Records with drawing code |
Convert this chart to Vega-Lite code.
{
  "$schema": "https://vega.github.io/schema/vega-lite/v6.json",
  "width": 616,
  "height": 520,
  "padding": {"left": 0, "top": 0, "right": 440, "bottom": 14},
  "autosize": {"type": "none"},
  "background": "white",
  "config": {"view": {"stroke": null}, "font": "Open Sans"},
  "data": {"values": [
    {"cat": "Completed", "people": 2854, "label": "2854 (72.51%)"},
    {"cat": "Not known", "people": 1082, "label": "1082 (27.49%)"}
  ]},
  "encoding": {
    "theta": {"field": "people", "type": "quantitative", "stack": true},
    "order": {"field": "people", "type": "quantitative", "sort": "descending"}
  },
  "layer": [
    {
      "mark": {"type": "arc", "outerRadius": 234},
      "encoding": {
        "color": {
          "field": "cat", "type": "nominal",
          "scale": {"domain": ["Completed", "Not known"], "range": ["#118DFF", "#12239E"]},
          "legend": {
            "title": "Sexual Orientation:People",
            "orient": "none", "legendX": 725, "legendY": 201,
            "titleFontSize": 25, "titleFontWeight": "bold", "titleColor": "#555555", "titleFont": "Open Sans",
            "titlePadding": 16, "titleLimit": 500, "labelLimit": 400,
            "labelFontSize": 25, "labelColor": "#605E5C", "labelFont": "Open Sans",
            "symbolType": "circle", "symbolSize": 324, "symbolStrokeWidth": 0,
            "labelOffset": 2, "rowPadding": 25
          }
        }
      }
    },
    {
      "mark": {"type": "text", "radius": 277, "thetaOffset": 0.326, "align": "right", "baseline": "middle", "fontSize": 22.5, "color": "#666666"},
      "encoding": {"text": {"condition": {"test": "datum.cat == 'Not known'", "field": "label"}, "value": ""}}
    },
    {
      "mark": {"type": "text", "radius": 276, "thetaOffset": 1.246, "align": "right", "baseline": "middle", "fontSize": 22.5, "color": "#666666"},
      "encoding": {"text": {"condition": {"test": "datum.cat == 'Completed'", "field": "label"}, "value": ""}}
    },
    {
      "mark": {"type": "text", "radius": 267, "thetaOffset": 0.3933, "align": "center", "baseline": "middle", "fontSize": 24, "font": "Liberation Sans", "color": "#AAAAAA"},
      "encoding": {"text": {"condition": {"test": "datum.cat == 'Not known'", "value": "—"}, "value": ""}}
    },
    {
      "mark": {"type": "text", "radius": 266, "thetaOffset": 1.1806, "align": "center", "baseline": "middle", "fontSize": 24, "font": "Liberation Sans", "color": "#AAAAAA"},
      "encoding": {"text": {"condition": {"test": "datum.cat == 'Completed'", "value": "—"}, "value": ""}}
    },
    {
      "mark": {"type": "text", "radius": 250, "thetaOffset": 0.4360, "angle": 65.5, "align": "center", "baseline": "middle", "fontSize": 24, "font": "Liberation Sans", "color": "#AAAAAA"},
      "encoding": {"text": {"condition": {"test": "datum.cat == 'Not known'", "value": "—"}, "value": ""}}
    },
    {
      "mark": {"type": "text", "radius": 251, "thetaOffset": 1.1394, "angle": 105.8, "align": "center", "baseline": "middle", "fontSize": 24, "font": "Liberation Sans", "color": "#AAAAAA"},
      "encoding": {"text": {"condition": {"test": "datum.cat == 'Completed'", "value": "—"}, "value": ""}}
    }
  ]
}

---

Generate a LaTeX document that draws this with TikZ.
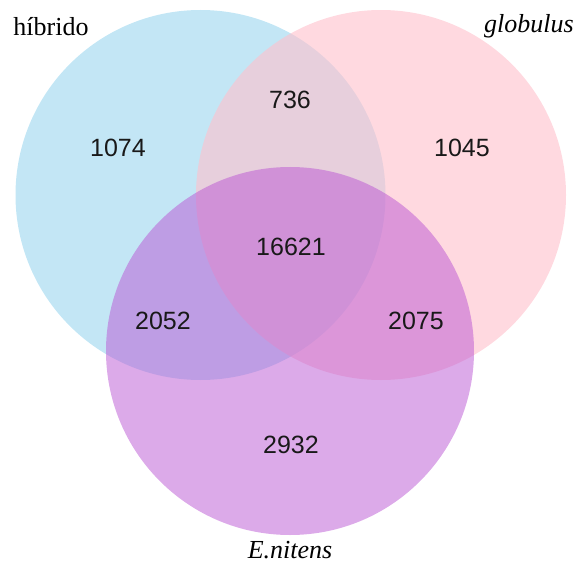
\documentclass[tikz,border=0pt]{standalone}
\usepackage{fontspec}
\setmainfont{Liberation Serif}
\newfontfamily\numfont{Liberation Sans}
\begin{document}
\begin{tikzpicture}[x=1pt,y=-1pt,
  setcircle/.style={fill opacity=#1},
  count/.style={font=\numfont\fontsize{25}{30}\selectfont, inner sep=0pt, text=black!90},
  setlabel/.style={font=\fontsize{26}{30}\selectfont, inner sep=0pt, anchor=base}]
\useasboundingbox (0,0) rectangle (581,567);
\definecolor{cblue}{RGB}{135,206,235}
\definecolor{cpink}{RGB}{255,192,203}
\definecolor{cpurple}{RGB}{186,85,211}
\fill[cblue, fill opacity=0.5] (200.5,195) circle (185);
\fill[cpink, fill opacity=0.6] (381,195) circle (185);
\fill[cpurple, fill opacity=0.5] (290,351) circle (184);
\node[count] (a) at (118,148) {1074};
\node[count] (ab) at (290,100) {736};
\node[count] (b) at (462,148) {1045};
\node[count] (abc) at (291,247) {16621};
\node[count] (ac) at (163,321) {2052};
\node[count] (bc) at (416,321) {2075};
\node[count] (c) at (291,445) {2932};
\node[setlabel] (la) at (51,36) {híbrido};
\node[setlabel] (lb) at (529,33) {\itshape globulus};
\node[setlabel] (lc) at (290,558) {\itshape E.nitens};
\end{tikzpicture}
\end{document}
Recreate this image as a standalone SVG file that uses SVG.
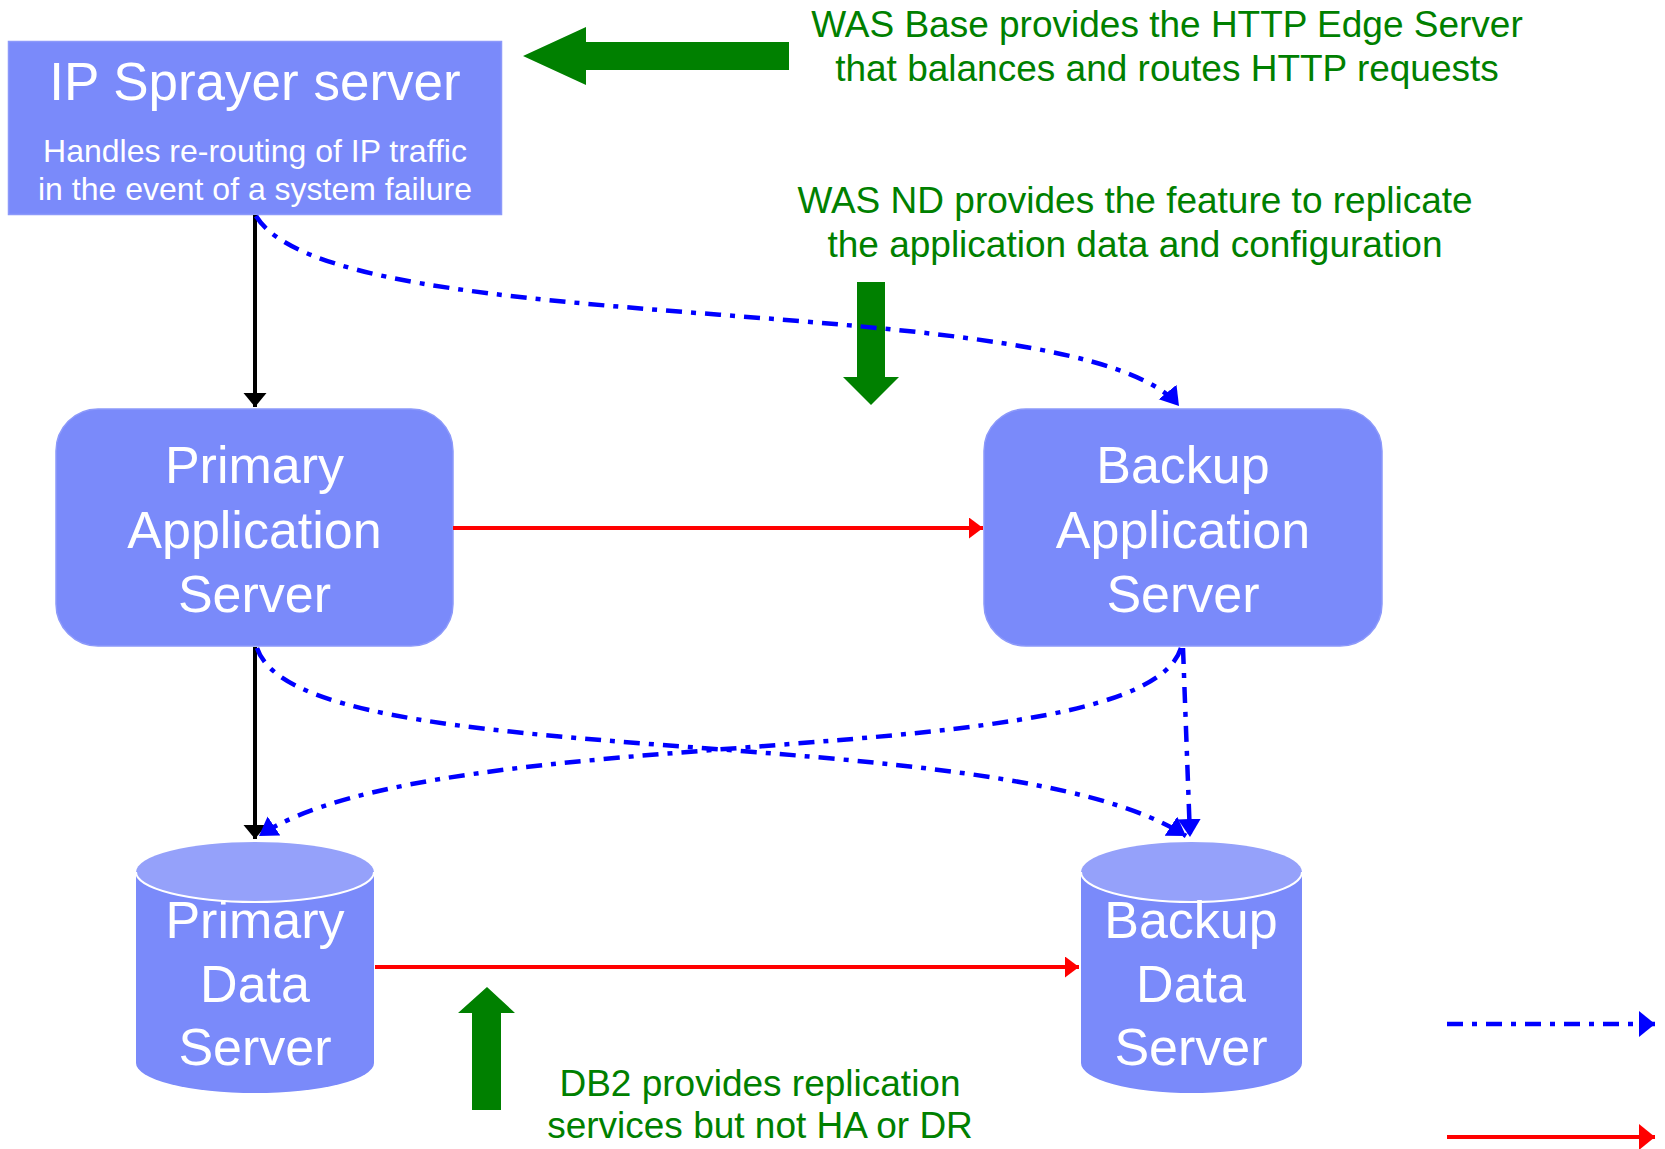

...

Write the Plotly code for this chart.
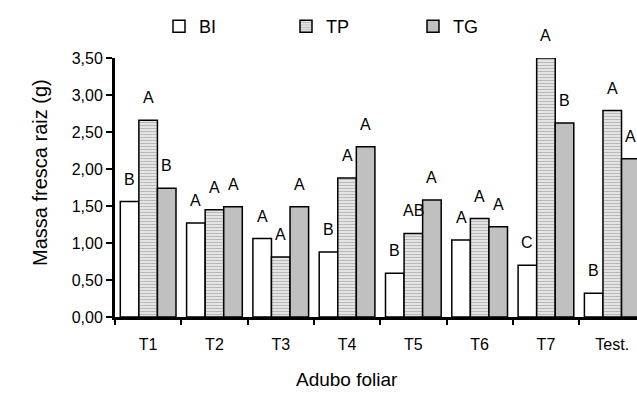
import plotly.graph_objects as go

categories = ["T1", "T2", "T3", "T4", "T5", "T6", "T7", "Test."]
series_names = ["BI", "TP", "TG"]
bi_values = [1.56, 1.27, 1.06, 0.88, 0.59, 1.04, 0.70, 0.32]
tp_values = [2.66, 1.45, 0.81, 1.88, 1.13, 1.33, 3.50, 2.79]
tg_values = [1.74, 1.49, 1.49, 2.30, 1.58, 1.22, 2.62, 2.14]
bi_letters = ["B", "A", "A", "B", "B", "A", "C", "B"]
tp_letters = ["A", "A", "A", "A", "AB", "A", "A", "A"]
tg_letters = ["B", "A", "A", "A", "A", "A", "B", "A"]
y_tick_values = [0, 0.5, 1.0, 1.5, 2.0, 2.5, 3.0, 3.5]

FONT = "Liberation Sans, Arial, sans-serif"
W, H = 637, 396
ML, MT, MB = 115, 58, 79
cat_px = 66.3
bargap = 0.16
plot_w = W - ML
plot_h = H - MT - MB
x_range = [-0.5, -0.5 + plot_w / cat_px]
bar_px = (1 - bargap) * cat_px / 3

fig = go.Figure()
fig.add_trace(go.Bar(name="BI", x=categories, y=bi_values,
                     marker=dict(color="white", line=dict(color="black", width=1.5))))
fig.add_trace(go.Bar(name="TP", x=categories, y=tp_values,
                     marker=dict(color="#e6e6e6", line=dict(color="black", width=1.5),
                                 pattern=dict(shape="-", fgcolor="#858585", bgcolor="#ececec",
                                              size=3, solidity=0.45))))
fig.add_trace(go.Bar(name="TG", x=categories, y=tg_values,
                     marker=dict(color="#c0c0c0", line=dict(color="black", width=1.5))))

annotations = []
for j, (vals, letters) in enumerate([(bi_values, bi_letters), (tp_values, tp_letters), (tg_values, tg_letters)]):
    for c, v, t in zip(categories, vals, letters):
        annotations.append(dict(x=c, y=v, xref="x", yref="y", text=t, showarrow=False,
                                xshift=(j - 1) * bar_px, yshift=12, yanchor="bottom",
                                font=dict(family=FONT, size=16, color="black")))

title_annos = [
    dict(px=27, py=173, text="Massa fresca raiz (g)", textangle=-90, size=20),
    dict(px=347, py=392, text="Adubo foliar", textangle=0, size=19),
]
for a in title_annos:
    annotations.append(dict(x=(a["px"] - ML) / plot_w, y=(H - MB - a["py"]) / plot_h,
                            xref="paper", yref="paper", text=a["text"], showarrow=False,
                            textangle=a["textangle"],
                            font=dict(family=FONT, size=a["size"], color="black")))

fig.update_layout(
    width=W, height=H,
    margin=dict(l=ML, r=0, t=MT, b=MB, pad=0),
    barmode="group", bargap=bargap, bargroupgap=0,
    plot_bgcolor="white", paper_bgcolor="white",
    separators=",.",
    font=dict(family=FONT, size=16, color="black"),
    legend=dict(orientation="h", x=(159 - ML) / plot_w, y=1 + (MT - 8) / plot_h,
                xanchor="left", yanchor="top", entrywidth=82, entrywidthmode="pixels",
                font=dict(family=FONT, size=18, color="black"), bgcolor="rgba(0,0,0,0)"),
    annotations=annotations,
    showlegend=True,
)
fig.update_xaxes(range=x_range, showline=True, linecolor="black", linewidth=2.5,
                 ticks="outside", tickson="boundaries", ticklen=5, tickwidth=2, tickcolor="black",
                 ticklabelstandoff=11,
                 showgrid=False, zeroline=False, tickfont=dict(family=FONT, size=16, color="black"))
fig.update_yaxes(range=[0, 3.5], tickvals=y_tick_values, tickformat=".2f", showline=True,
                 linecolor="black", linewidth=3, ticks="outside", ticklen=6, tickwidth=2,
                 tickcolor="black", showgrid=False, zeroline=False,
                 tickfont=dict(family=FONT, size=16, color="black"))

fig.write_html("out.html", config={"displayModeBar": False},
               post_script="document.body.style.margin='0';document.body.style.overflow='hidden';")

What you have to do | Write down exactly what the lines above say, from the line holding "Write the Plotly code for this chart." through the line holding "y_tick_values = [0, 0.5, 1.0, 1.5, 2.0, 2.5, 3.0, 3.5]", and nothing more. Do not copy the pictures.

Response for this exercise |
Write the Plotly code for this chart.
import plotly.graph_objects as go

categories = ["T1", "T2", "T3", "T4", "T5", "T6", "T7", "Test."]
series_names = ["BI", "TP", "TG"]
bi_values = [1.56, 1.27, 1.06, 0.88, 0.59, 1.04, 0.70, 0.32]
tp_values = [2.66, 1.45, 0.81, 1.88, 1.13, 1.33, 3.50, 2.79]
tg_values = [1.74, 1.49, 1.49, 2.30, 1.58, 1.22, 2.62, 2.14]
bi_letters = ["B", "A", "A", "B", "B", "A", "C", "B"]
tp_letters = ["A", "A", "A", "A", "AB", "A", "A", "A"]
tg_letters = ["B", "A", "A", "A", "A", "A", "B", "A"]
y_tick_values = [0, 0.5, 1.0, 1.5, 2.0, 2.5, 3.0, 3.5]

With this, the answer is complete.